Step 3 – Ask God to show you how to deal with this situation in a way that puts Him on the throne of your life and honours Him – “We demolish arguments and every pretension that sets itself up against the knowledge of God, and we take captive every thought to make it obedient to Christ” – 2 Cor 10:5.

  1. Recognise anger for what it is, and follow the steps above quickly as soon as you do. Go for a walk, go somewhere where you can be alone and talk with God, and where you won’t harm others. If you do this, you will fulfil what the Bible says, “In your anger, do not sin” (Eph 4:26). The advice of the Bible in the rest of that verse is the best advice – “Do not let the sun go down on your anger” (Eph 4:26).
  1. If, after examining your conscience before God, you are convicted that your anger is only according to the heart of God, for His honour alone, entirely selfless, and will result in only blessing and no hurt to others, then ask God to show you what mission He has for you so that you can bless the world with the passion He has given you. This may legitimately be to help the helpless, to defend the defenceless, and to heal those who have been hurt. This is the mission of Christ – See Luke 4:18–19.
  1. Never use the concept of “righteous anger” (this is not a Biblical term) as an excuse to pull down or condemn others. There is no such thing, if it results in harm to others. The overwhelming majority of what we experience as anger, while feels right to us, but is sinful and destructive.
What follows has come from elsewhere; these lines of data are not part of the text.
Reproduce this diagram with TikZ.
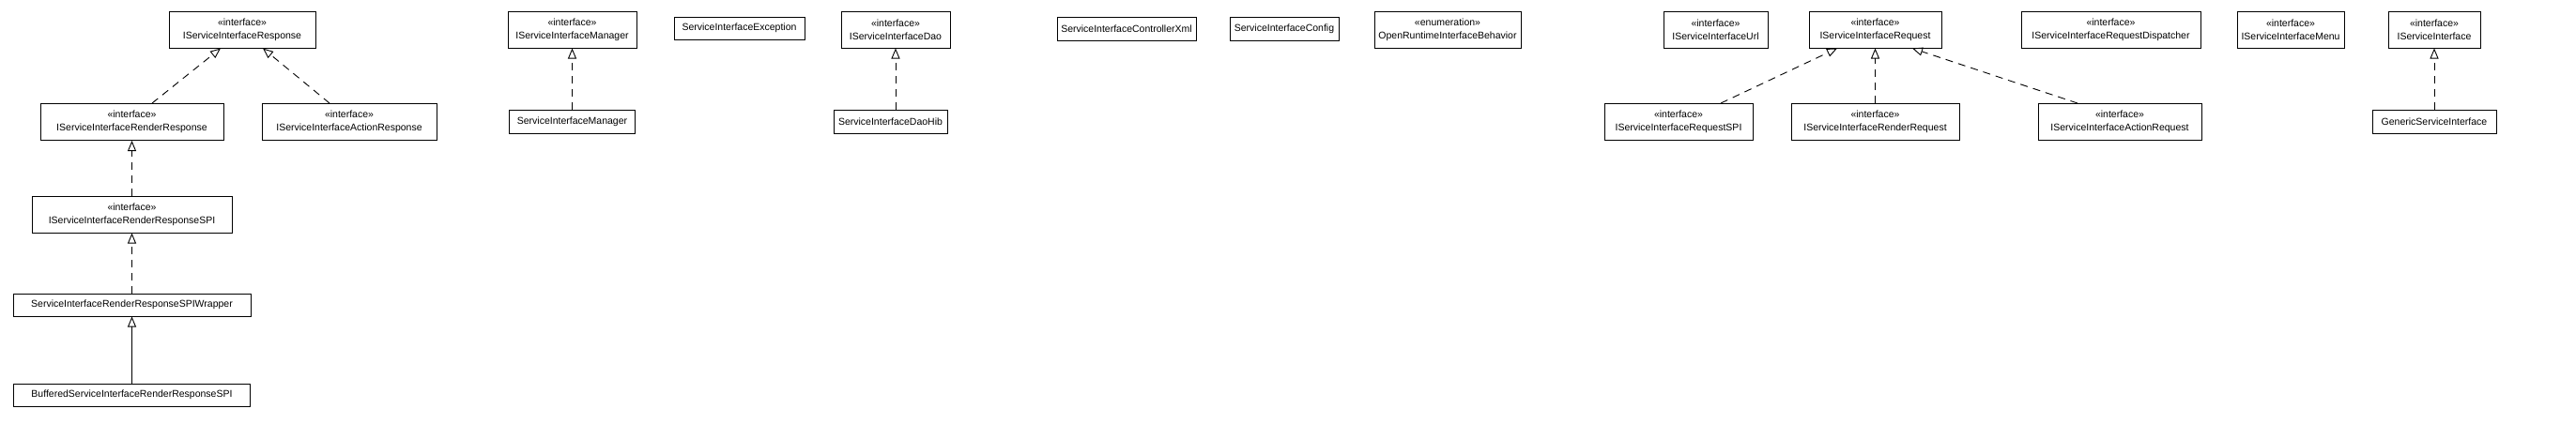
\documentclass[tikz,border=0pt]{standalone}
\usepackage{fontspec}
\setmainfont{Liberation Sans}
\usetikzlibrary{arrows.meta}
\begin{document}
\begin{tikzpicture}[x=1pt,y=-1pt,
  box/.style={draw=black,fill=white,line width=1pt,inner sep=0pt,align=center,
    font=\fontsize{10.5}{14}\selectfont},
  two/.style={box,minimum height=39pt},
  one/.style={box,minimum height=25pt},
  impl/.style={line width=0.9pt,dash pattern=on 8pt off 6pt,
    -{Triangle[open,length=11pt,width=9pt,line width=0.9pt]}},
  ext/.style={line width=0.9pt,
    -{Triangle[open,length=11pt,width=9pt,line width=0.9pt]}}]
\useasboundingbox (0,0) rectangle (2744,451);
% left tree
\node[two,minimum width=156pt] (resp) at (258,31.5) {«interface»\\IServiceInterfaceResponse};
\node[two,minimum width=195pt] (rr) at (140.5,130) {«interface»\\IServiceInterfaceRenderResponse};
\node[two,minimum width=186pt] (ar) at (372,130) {«interface»\\IServiceInterfaceActionResponse};
\node[two,minimum width=213pt] (rrspi) at (140.5,228.5) {«interface»\\IServiceInterfaceRenderResponseSPI};
\node[one,minimum width=253pt,minimum height=24pt] (wrap) at (140.5,325) {ServiceInterfaceRenderResponseSPIWrapper};
\node[one,minimum width=252pt,minimum height=24pt] (buf) at (140.5,421) {BufferedServiceInterfaceRenderResponseSPI};
% manager
\node[two,minimum width=137pt] (mgri) at (609.5,31.5) {«interface»\\IServiceInterfaceManager};
\node[one,minimum width=134pt] (mgr) at (609.5,129.5) {ServiceInterfaceManager};
\node[one,minimum width=139pt,minimum height=24pt] (exc) at (787.5,30) {ServiceInterfaceException};
% dao
\node[two,minimum width=116pt] (daoi) at (954,31.5) {«interface»\\IServiceInterfaceDao};
\node[one,minimum width=121pt] (dao) at (948.5,129.5) {ServiceInterfaceDaoHib};
\node[one,minimum width=148pt] (ctrl) at (1200,30.5) {ServiceInterfaceControllerXml};
\node[one,minimum width=116pt] (cfg) at (1368,30.5) {ServiceInterfaceConfig};
\node[two,minimum width=156pt] (enum) at (1542,31.5) {«enumeration»\\OpenRuntimeInterfaceBehavior};
\node[two,minimum width=111pt] (url) at (1827.5,31.5) {«interface»\\IServiceInterfaceUrl};
% request
\node[two,minimum width=141pt] (req) at (1997.5,31.5) {«interface»\\IServiceInterfaceRequest};
\node[two,minimum width=158pt] (reqspi) at (1788,130) {«interface»\\IServiceInterfaceRequestSPI};
\node[two,minimum width=179pt] (rreq) at (1997.5,130) {«interface»\\IServiceInterfaceRenderRequest};
\node[two,minimum width=174pt] (areq) at (2258,130) {«interface»\\IServiceInterfaceActionRequest};
\node[two,minimum width=191pt] (disp) at (2248.5,31.5) {«interface»\\IServiceInterfaceRequestDispatcher};
\node[two,minimum width=114pt] (menu) at (2440,31.5) {«interface»\\IServiceInterfaceMenu};
\node[two,minimum width=98pt] (isi) at (2593,31.5) {«interface»\\IServiceInterface};
\node[one,minimum width=132pt] (gen) at (2593,129.5) {GenericServiceInterface};
% connectors
\draw[impl] ([xshift=21.5pt]rr.north) -- ([xshift=-23pt]resp.south);
\draw[impl] ([xshift=-21pt]ar.north) -- ([xshift=22pt]resp.south);
\draw[impl] (rrspi.north) -- (rr.south);
\draw[impl] (wrap.north) -- (rrspi.south);
\draw[ext] (buf.north) -- (wrap.south);
\draw[impl] (mgr.north) -- (mgri.south);
\draw[impl] (daoi.south |- dao.north) -- (daoi.south);
\draw[impl] ([xshift=45pt]reqspi.north) -- ([xshift=-40.5pt]req.south);
\draw[impl] (rreq.north) -- (req.south);
\draw[impl] ([xshift=-45pt]areq.north) -- ([xshift=39.5pt]req.south);
\draw[impl] (gen.north) -- (isi.south);
\end{tikzpicture}
\end{document}
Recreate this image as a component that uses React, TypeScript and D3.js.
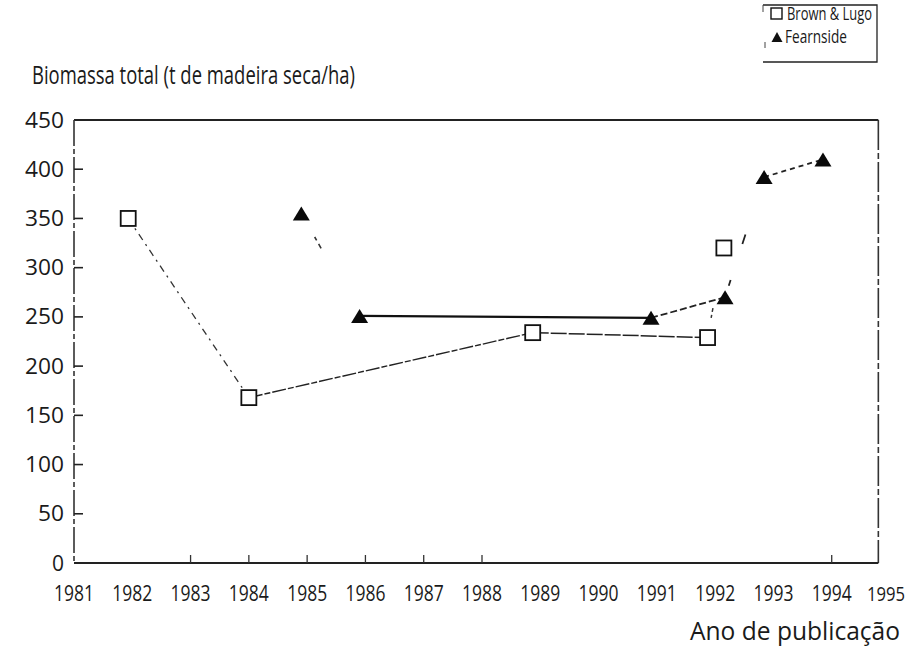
import React from "react";
import * as d3 from "d3";

const yearTicks = [1981, 1982, 1983, 1984, 1985, 1986, 1987, 1988, 1989, 1990, 1991, 1992, 1993, 1994, 1995];
const smallTickYears = [1983, 1984, 1985, 1986, 1987, 1988, 1994];
const valueTicks = [0, 50, 100, 150, 200, 250, 300, 350, 400, 450];

const brownYears = [1981.93, 1984.0, 1988.87, 1991.87, 1992.15];
const brownValues = [350, 168, 234, 229, 320];
const fearnYears = [1984.9, 1985.9, 1990.9, 1992.17, 1992.84, 1993.85];
const fearnValues = [355, 251, 249, 270, 392, 410];

// segment styles (between consecutive points)
const brownSegStyles = [
  { dash: "7 5 2 5", width: 1.3, color: "#333" },
  { dash: "14 2 6 2", width: 1.4, color: "#222" },
  { dash: "16 2", width: 1.5, color: "#222" },
  { dash: "0 20 3 3 4 200", width: 1.5, color: "#333" },
];
const fearnSegStyles = [
  { dash: "0 27 4 4 5 200", width: 1.6, color: "#333" },
  { dash: "", width: 2.2, color: "#111" },
  { dash: "7 3", width: 1.8, color: "#222" },
  { dash: "0 12 6 38 10 200", width: 1.8, color: "#222" },
  { dash: "5 4", width: 1.8, color: "#222" },
];

const W = 912;
const H = 655;
const FONT = "'Open Sans', 'DejaVu Sans', sans-serif";

export default function App() {
  const x = d3.scaleLinear().domain([1981, 1995]).range([74, 890]);
  const y = d3.scaleLinear().domain([0, 450]).range([563, 120]);
  const line = d3.line<[number, number]>().x((d) => x(d[0])).y((d) => y(d[1]));

  const xLeft = x(1981);
  const xRight = x(1994.8);
  const yTop = y(450);
  const yBottom = y(0);

  const segs = (yrs: number[], vals: number[], styles: any[]) =>
    yrs.slice(0, -1).map((yr, i) => ({
      d: line([
        [yr, vals[i]],
        [yrs[i + 1], vals[i + 1]],
      ]) as string,
      s: styles[i],
    }));

  const brownSegs = segs(brownYears, brownValues, brownSegStyles);
  const fearnSegs = segs(fearnYears, fearnValues, fearnSegStyles);

  const tri = (cx: number, cy: number, w: number, h: number) =>
    `M${cx - w / 2},${cy + h / 2}L${cx},${cy - h / 2}L${cx + w / 2},${cy + h / 2}Z`;

  const lastYear = yearTicks[yearTicks.length - 1];

  return (
    <svg
      width={W}
      height={H}
      style={{ position: "absolute", left: 0, top: 0, background: "#fff" }}
      fontFamily={FONT}
    >
      <rect x={0} y={0} width={W} height={H} fill="#fff" />

      {/* Title */}
      <text x={32} y={84} fontSize={26} fill="#1a1a1a" textLength={323} lengthAdjust="spacingAndGlyphs">
        Biomassa total (t de madeira seca/ha)
      </text>

      {/* Legend */}
      <g>
        <path d={`M763,5H877V62H763`} fill="none" stroke="#222" strokeWidth={1.3} />
        <line x1={763} x2={763} y1={5} y2={12} stroke="#444" strokeWidth={1} />
        <line x1={765} x2={765} y1={42} y2={48} stroke="#444" strokeWidth={1} />
        <rect x={771} y={8} width={11} height={11} fill="#fff" stroke="#111" strokeWidth={1.4} />
        <text x={787} y={20} fontSize={18} fill="#1a1a1a" textLength={85} lengthAdjust="spacingAndGlyphs">
          Brown &amp; Lugo
        </text>
        <path d={tri(777, 37, 11, 10)} fill="#111" />
        <text x={785} y={43} fontSize={18} fill="#1a1a1a" textLength={62} lengthAdjust="spacingAndGlyphs">
          Fearnside
        </text>
      </g>

      {/* Frame */}
      <line x1={xLeft} x2={xRight} y1={yTop} y2={yTop} stroke="#222" strokeWidth={1.8} />
      <line x1={xRight} x2={xRight} y1={yTop} y2={yBottom} stroke="#333" strokeWidth={1.6} strokeDasharray="30 3 6 3" />
      <line x1={xLeft} x2={xLeft} y1={yTop} y2={yBottom} stroke="#333" strokeWidth={1.6} strokeDasharray="26 3 5 3" />
      <line x1={xLeft} x2={xRight} y1={yBottom} y2={yBottom} stroke="#222" strokeWidth={1.8} />

      {/* Y ticks and labels */}
      {valueTicks.map((v) => (
        <g key={v}>
          {v > 0 && v < 450 && (
            <line x1={xLeft} x2={xLeft + 9} y1={y(v)} y2={y(v)} stroke="#222" strokeWidth={1.6} />
          )}
          <text x={64} y={y(v)} dy="0.36em" textAnchor="end" fontSize={21} fill="#1a1a1a" textLength={v === 0 ? undefined : v < 100 ? 26 : 39} lengthAdjust="spacingAndGlyphs">
            {v}
          </text>
        </g>
      ))}

      {/* X ticks and labels */}
      {smallTickYears.map((yr) => (
        <line key={yr} x1={x(yr)} x2={x(yr)} y1={yBottom} y2={yBottom - 8} stroke="#333" strokeWidth={1.3} />
      ))}
      {yearTicks.map((yr) => (
        <text
          key={yr}
          x={yr === lastYear ? x(yr) + 15 : x(yr)}
          y={601}
          textAnchor={yr === lastYear ? "end" : "middle"}
          fontSize={yr === lastYear ? 20 : 22}
          fill="#1a1a1a"
          textLength={yr === lastYear ? 38 : 40}
          lengthAdjust="spacingAndGlyphs"
        >
          {yr}
        </text>
      ))}

      <text x={690} y={640} fontSize={25} fill="#1a1a1a" textLength={210} lengthAdjust="spacingAndGlyphs">
        Ano de publicação
      </text>

      {/* Series lines */}
      {brownSegs.map((s, i) => (
        <path key={"b" + i} d={s.d} fill="none" stroke={s.s.color} strokeWidth={s.s.width} strokeDasharray={s.s.dash || undefined} />
      ))}
      {fearnSegs.map((s, i) => (
        <path key={"f" + i} d={s.d} fill="none" stroke={s.s.color} strokeWidth={s.s.width} strokeDasharray={s.s.dash || undefined} />
      ))}

      {/* Markers */}
      {brownYears.map((yr, i) => (
        <rect
          key={"bm" + i}
          x={x(yr) - 7.5}
          y={y(brownValues[i]) - 7.5}
          width={15}
          height={15}
          fill="#fff"
          stroke="#111"
          strokeWidth={1.8}
        />
      ))}
      {fearnYears.map((yr, i) => (
        <path key={"fm" + i} d={tri(x(yr), y(fearnValues[i]), 17, 14)} fill="#0a0a0a" />
      ))}
    </svg>
  );
}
How To Deal With An Angry Person

  1. If you are faced with someone who is angry, the immediate response is a “gentle word” – “A gentle answer turns away wrath, but a harsh word stirs up anger” (Prov 15:1).
  1. The way to deal with the anger of another person is to forgive them from your heart – “Bear with each other and forgive one another if any of you has a grievance against someone. Forgive as the Lord forgave you” (Col 3:13).
  1. If you have recurring personal anger issues, or if you are finding it difficult to deal with the recurring anger of others, seek help from a Christian counsellor who can help you recognise and deal with what is happening in a way that honours Christ.
  1. Persistent anger can create a situation of abuse. In situations of ongoing abuse, you may need to remove yourself, whether you are the perpetrator or the victim. God is not honoured by the enabling of these situations. Abuse can be physical, emotional or sexual. In the case of physical and sexual abuse, you are urged to obtain professional help, and to notify the relevant authorities.

– Eliezer Gonzalez

[1] I owe this insight to Elenne Ford of Peacewise, a Christian ministry which promotes Christian peacemaking.